Raw data |
**********

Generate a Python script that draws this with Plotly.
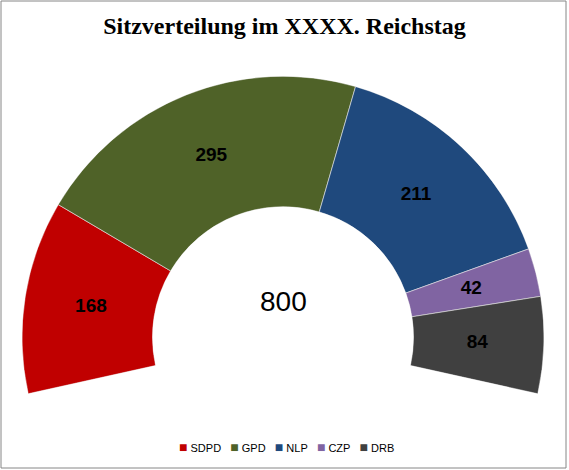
import numpy as np
import plotly.graph_objects as go

# seat data
parties = ["SDPD", "GPD", "NLP", "CZP", "DRB"]
seats = [168, 295, 211, 42, 84]
colors = ["#C00000", "#4F6228", "#1F497D", "#8064A2", "#404040"]

W, H = 569, 470
span = 205.0  # the arc dips a little below the horizontal on both sides
total = sum(seats)
deg_per_seat = span / total
ends = np.cumsum(seats) * deg_per_seat
widths = np.array(seats) * deg_per_seat
mids = ends - widths / 2

fig = go.Figure()
for i, party in enumerate(parties):
    fig.add_trace(go.Barpolar(
        r=[1], theta=[mids[i]], width=[widths[i]],
        name=party,
        marker_color=colors[i],
        marker_line_color="#e8e8e8",
        marker_line_width=0.6,
        hoverinfo="name",
    ))

# value labels in the middle of each ring segment
fig.add_trace(go.Scatterpolar(
    r=[0.49] * len(seats), theta=mids,
    mode="text",
    text=[str(s) for s in seats],
    textfont=dict(family="Liberation Sans", size=19, color="black", weight="bold"),
    showlegend=False, hoverinfo="skip",
))

# compact Excel-like legend: coloured square + name, all in one line
legend_text = "&nbsp;&nbsp;&nbsp;".join(
    f"<span style='color:{c};font-size:14px'>■</span>&nbsp;{p}" for p, c in zip(parties, colors)
)

tilt = (span - 180) / 2
fig.update_layout(
    width=W, height=H,
    margin=dict(l=0, r=0, t=0, b=0),
    paper_bgcolor="white",
    showlegend=False,
    title=dict(text="Sitzverteilung im XXXX. Reichstag",
               x=0.5, xanchor="center", y=1 - 26 / H, yanchor="middle",
               font=dict(family="Liberation Serif", size=24, color="black", weight="bold")),
    polar=dict(
        domain=dict(x=[22 / W, 544 / W], y=[1 - 394 / H, 1 - 76 / H]),
        sector=[-tilt, 180 + tilt],
        hole=0.5,
        bgcolor="white",
        radialaxis=dict(visible=False, range=[0, 1]),
        angularaxis=dict(visible=False, direction="clockwise", rotation=180 + tilt),
    ),
    annotations=[
        dict(text=str(total), x=283 / W, y=1 - 301 / H, xref="paper", yref="paper",
             showarrow=False, font=dict(family="Liberation Sans", size=28, color="black")),
        dict(text=legend_text, x=286 / W, y=1 - 447 / H, xref="paper", yref="paper",
             xanchor="center", yanchor="middle", showarrow=False,
             font=dict(family="Liberation Sans", size=11, color="black")),
    ],
    shapes=[dict(type="rect", xref="paper", yref="paper",
                 x0=1 / W, x1=566 / W, y0=1 - 468 / H, y1=1 - 1 / H,
                 line=dict(color="#868686", width=1))],
)

# page body has a default 8px margin; drop it so the chart sits at 0,0
fig.write_html("out.html", config={"displayModeBar": False},
               post_script="document.body.style.margin='0';")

**********

What you need to do | Repeat the lines of the listing above verbatim, beginning at its first line and ending at the line containing "mids = ends - widths / 2", which is included. Omit pictures.

Exercise result |
Generate a Python script that draws this with Plotly.
import numpy as np
import plotly.graph_objects as go

# seat data
parties = ["SDPD", "GPD", "NLP", "CZP", "DRB"]
seats = [168, 295, 211, 42, 84]
colors = ["#C00000", "#4F6228", "#1F497D", "#8064A2", "#404040"]

W, H = 569, 470
span = 205.0  # the arc dips a little below the horizontal on both sides
total = sum(seats)
deg_per_seat = span / total
ends = np.cumsum(seats) * deg_per_seat
widths = np.array(seats) * deg_per_seat
mids = ends - widths / 2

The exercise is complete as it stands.